Nightline Daily Email: 7/25

ByABC News
July 25, 2001, 12:41 PM

W A S H I N G T O N, July 25 -- The current run in the Doonesbury comic strip is focusing on Vice-President Cheney and his heart problems. That scrutiny of an elected official's health is usually reserved for the President. But as just about everyone knows, Dick Cheney is not your father's vice-president. Long gone are the jokes that the only real function of the vice-president is to attend state funerals. Dick Cheney is universally seen as the most powerful vice-president in history.

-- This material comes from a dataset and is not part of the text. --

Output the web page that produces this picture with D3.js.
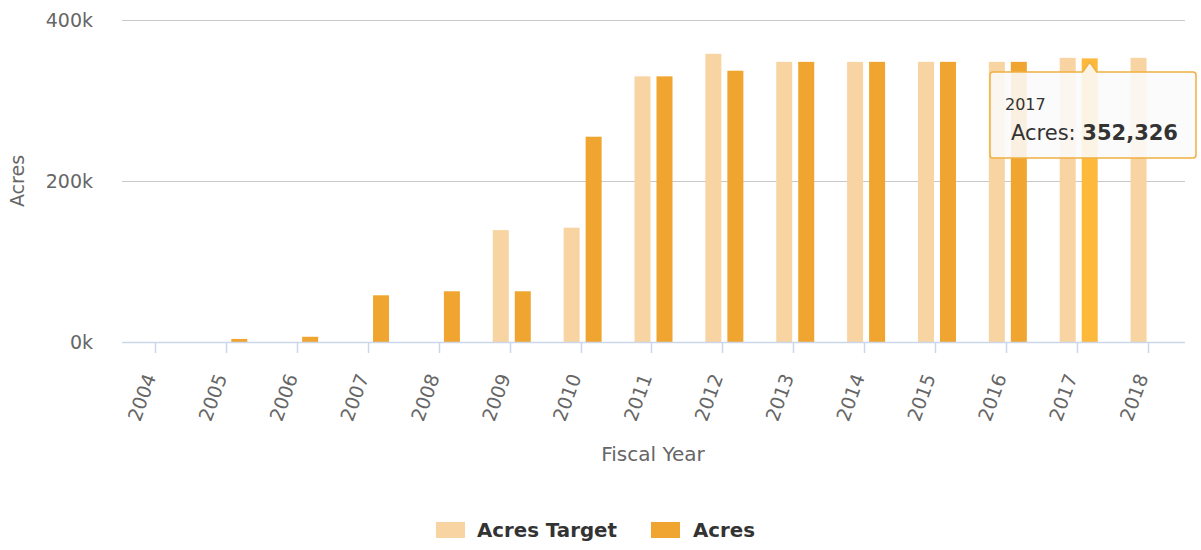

This is an interview that we have been trying to arrange for some time. Ted is heading over to the White House, actually the Old Executive Office Building, which is next door, to sit down with Mr.Cheney this afternoon. The starting point for the interview will be energy. Mr.Cheney is the administration's point man on energy. President Bush and he have faced criticism for being perceived as too close to the oil industry, in which they both worked. Now the General Accounting Office is in the middle of a dispute with the White House. They are getting close to filing suit in order to obtain information about who the Vice-President and his task force met with in the course of formulating the energy plan. So far, the White House has resisted the release of that information.

And, as we're told that gas prices are going down, although I sure haven't seen that, it's becoming increasingly difficult to promote a plan calling for increased exploration and drilling. And the administration is under fire by opponents for staying out of the Kyoto agreement on how to combat global warming. And that's just the beginning of the issues that are worth talking about.

Now Nightline has changed dramatically in the last twenty years. Back in the beginning, just doing interviews by satellite was new. Now everyone does it. You have only to look up at the television and there are lots of heads in boxes on interview shows. Now, more often than not, Nightline airs mini-documentaries, or Ted is out in the field. The format is (hopefully) unpredictable. But at its heart, Nightline has always been centered around one thing, the interviewing skills of Ted Koppel. I believe, and not just because I work here, that there's no one better. So tonight, no set-up piece, no fancy graphics, just two men talking to each other.